--- Begin The input ---
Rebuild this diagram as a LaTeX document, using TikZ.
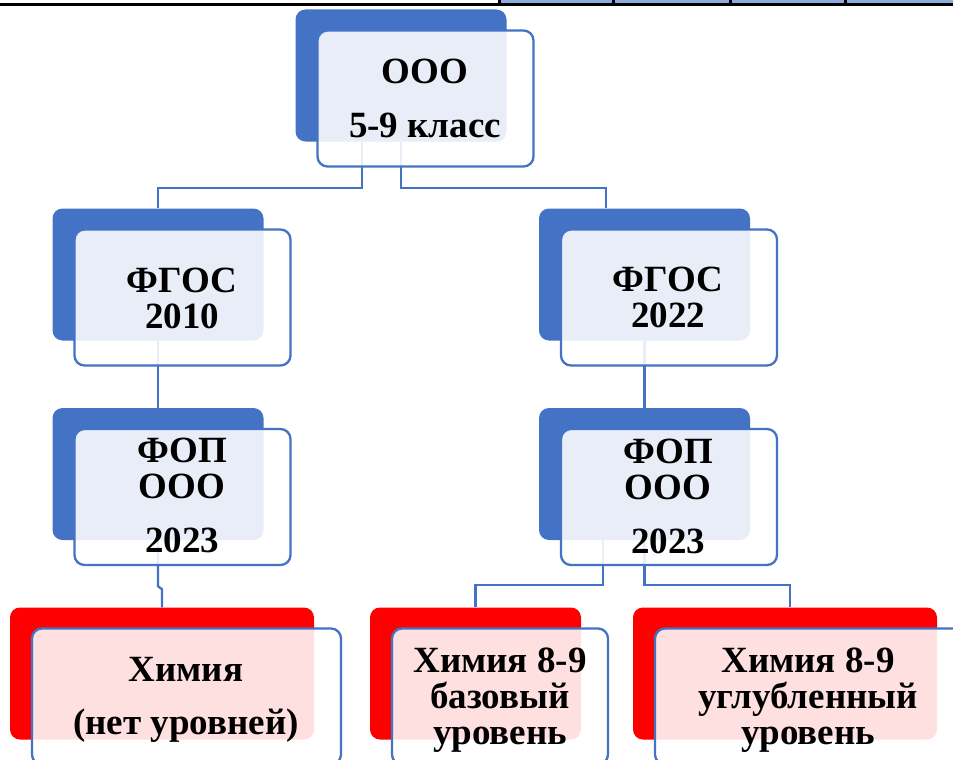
\documentclass[tikz,border=0pt]{standalone}
\usepackage{fontspec}
\setmainfont{Liberation Serif}
\usepackage{tikz}
\usetikzlibrary{positioning}

\definecolor{accblue}{HTML}{4472C4}
\definecolor{accred}{HTML}{FF0000}
\definecolor{stripblue}{HTML}{8EAADB}

\begin{document}
\begin{tikzpicture}[x=1pt,y=-1pt,
  back/.style={rounded corners=10pt,inner sep=0pt,minimum width=211pt,minimum height=132pt},
  wideback/.style={back,minimum width=304pt},
  front/.style={draw=accblue,line width=2.3pt,fill=white,fill opacity=0.88,rounded corners=10pt,inner sep=0pt,minimum width=216pt,minimum height=136pt},
  widefront/.style={front,minimum width=309pt},
  label/.style={font=\fontsize{37}{36}\selectfont\bfseries,align=center,inner sep=0pt,anchor=base},
  link/.style={accblue,line width=2.3pt}]
        \useasboundingbox (0,0) rectangle (953,760);
        \clip (0,0) rectangle (953,760);
        % table edge at the top
        \fill [stripblue] (499,0) rectangle (953,4);
        \draw [black,line width=3pt] (0,5) -- (953,5);
        \foreach \sx in {499,613,730,845}
          \draw [black,line width=3pt] (\sx,0) -- (\sx,5);
        % back plates
        \node [back,fill=accblue] (ooo) at (401,75.5) {};
        \node [back,fill=accblue] (fgos10) at (158,274.5) {};
        \node [back,fill=accblue] (fop10) at (158,474) {};
        \node [back,fill=accblue] (fgos22) at (644.5,274.5) {};
        \node [back,fill=accblue] (fop22) at (644.5,474) {};
        \node [wideback,fill=accred] (chem) at (162,673.5) {};
        \node [back,fill=accred] (chembase) at (475.5,673.5) {};
        \node [wideback,fill=accred] (chemdeep) at (785,673.5) {};
        % connectors
        \draw [link] ([xshift=-39pt]ooo.south) -- ++(0,46) -| (fgos10.north);
        \draw [link] (ooo.south) -- ++(0,46) -| ([xshift=-38.5pt]fgos22.north);
        \draw [link] (fgos10.south) -- (fop10.north);
        \draw [link] (fop10.south) -- ++(0,46) -- ++(4,3) -- (chem.north);
        \draw [link] (fgos22.south) -- (fop22.north);
        \draw [link] ([xshift=-41.5pt]fop22.south) -- ++(0,45) -| (chembase.north);
        \draw [link] (fop22.south) -- ++(0,45) -| ([xshift=5pt]chemdeep.north);
        % front plates
        \node [front] (ooo-f) at ([xshift=24.5pt,yshift=-23pt]ooo.center) {};
        \node [front] (fgos10-f) at ([xshift=24.5pt,yshift=-23pt]fgos10.center) {};
        \node [front] (fop10-f) at ([xshift=24.5pt,yshift=-23pt]fop10.center) {};
        \node [front] (fgos22-f) at ([xshift=24.5pt,yshift=-23pt]fgos22.center) {};
        \node [front] (fop22-f) at ([xshift=24.5pt,yshift=-23pt]fop22.center) {};
        \node [widefront] (chem-f) at ([xshift=24.5pt,yshift=-23pt]chem.center) {};
        \node [front] (chembase-f) at ([xshift=24.5pt,yshift=-23pt]chembase.center) {};
        \node [widefront] (chemdeep-f) at ([xshift=24.5pt,yshift=-23pt]chemdeep.center) {};
        % texts (anchored at the last baseline)
        \node [label] (ooo-t) at (425,137) {ООО\\[18pt]5-9 класс};
        \node [label] (fgos10-t) at (182,328) {ФГОС\\2010};
        \node [label] (fop10-t) at (182,552) {ФОП\\ООО\\[18pt]2023};
        \node [label] (fgos22-t) at (668,327) {ФГОС\\2022};
        \node [label] (fop22-t) at (668,553) {ФОП\\ООО\\[18pt]2023};
        \node [label] (chem-t) at (186,734) {Химия\\[17pt](нет уровней)};
        \node [label] (chembase-t) at (500,744) {Химия 8-9\\базовый\\уровень};
        \node [label] (chemdeep-t) at (808,744) {Химия 8-9\\углубленный\\уровень};
\end{tikzpicture}
\end{document}
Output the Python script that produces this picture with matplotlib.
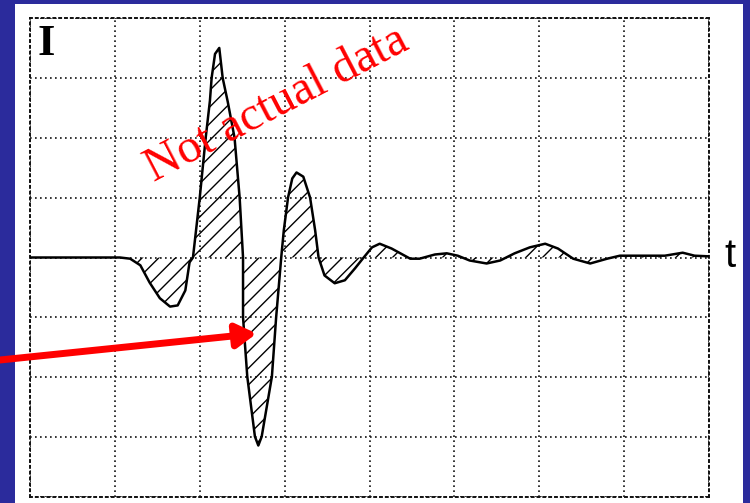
--- End The input ---
• Exercise objective:
Transcribe the material exactly, and leave out whatever pictures it holds.

• Exercise solution:
Rebuild this diagram as a LaTeX document, using TikZ.
\documentclass[tikz,border=0pt]{standalone}
\usepackage{fontspec}
\setmainfont{Liberation Serif}
\usepackage{tikz}
\usetikzlibrary{positioning}

\definecolor{accblue}{HTML}{4472C4}
\definecolor{accred}{HTML}{FF0000}
\definecolor{stripblue}{HTML}{8EAADB}

\begin{document}
\begin{tikzpicture}[x=1pt,y=-1pt,
  back/.style={rounded corners=10pt,inner sep=0pt,minimum width=211pt,minimum height=132pt},
  wideback/.style={back,minimum width=304pt},
  front/.style={draw=accblue,line width=2.3pt,fill=white,fill opacity=0.88,rounded corners=10pt,inner sep=0pt,minimum width=216pt,minimum height=136pt},
  widefront/.style={front,minimum width=309pt},
  label/.style={font=\fontsize{37}{36}\selectfont\bfseries,align=center,inner sep=0pt,anchor=base},
  link/.style={accblue,line width=2.3pt}]
        \useasboundingbox (0,0) rectangle (953,760);
        \clip (0,0) rectangle (953,760);
        % table edge at the top
        \fill [stripblue] (499,0) rectangle (953,4);
        \draw [black,line width=3pt] (0,5) -- (953,5);
        \foreach \sx in {499,613,730,845}
          \draw [black,line width=3pt] (\sx,0) -- (\sx,5);
        % back plates
        \node [back,fill=accblue] (ooo) at (401,75.5) {};
        \node [back,fill=accblue] (fgos10) at (158,274.5) {};
        \node [back,fill=accblue] (fop10) at (158,474) {};
        \node [back,fill=accblue] (fgos22) at (644.5,274.5) {};
        \node [back,fill=accblue] (fop22) at (644.5,474) {};
        \node [wideback,fill=accred] (chem) at (162,673.5) {};
        \node [back,fill=accred] (chembase) at (475.5,673.5) {};
        \node [wideback,fill=accred] (chemdeep) at (785,673.5) {};
        % connectors
        \draw [link] ([xshift=-39pt]ooo.south) -- ++(0,46) -| (fgos10.north);
        \draw [link] (ooo.south) -- ++(0,46) -| ([xshift=-38.5pt]fgos22.north);
        \draw [link] (fgos10.south) -- (fop10.north);
        \draw [link] (fop10.south) -- ++(0,46) -- ++(4,3) -- (chem.north);
        \draw [link] (fgos22.south) -- (fop22.north);
        \draw [link] ([xshift=-41.5pt]fop22.south) -- ++(0,45) -| (chembase.north);
        \draw [link] (fop22.south) -- ++(0,45) -| ([xshift=5pt]chemdeep.north);
        % front plates
        \node [front] (ooo-f) at ([xshift=24.5pt,yshift=-23pt]ooo.center) {};
        \node [front] (fgos10-f) at ([xshift=24.5pt,yshift=-23pt]fgos10.center) {};
        \node [front] (fop10-f) at ([xshift=24.5pt,yshift=-23pt]fop10.center) {};
        \node [front] (fgos22-f) at ([xshift=24.5pt,yshift=-23pt]fgos22.center) {};
        \node [front] (fop22-f) at ([xshift=24.5pt,yshift=-23pt]fop22.center) {};
        \node [widefront] (chem-f) at ([xshift=24.5pt,yshift=-23pt]chem.center) {};
        \node [front] (chembase-f) at ([xshift=24.5pt,yshift=-23pt]chembase.center) {};
        \node [widefront] (chemdeep-f) at ([xshift=24.5pt,yshift=-23pt]chemdeep.center) {};
        % texts (anchored at the last baseline)
        \node [label] (ooo-t) at (425,137) {ООО\\[18pt]5-9 класс};
        \node [label] (fgos10-t) at (182,328) {ФГОС\\2010};
        \node [label] (fop10-t) at (182,552) {ФОП\\ООО\\[18pt]2023};
        \node [label] (fgos22-t) at (668,327) {ФГОС\\2022};
        \node [label] (fop22-t) at (668,553) {ФОП\\ООО\\[18pt]2023};
        \node [label] (chem-t) at (186,734) {Химия\\[17pt](нет уровней)};
        \node [label] (chembase-t) at (500,744) {Химия 8-9\\базовый\\уровень};
        \node [label] (chemdeep-t) at (808,744) {Химия 8-9\\углубленный\\уровень};
\end{tikzpicture}
\end{document}
Output the Python script that produces this picture with matplotlib.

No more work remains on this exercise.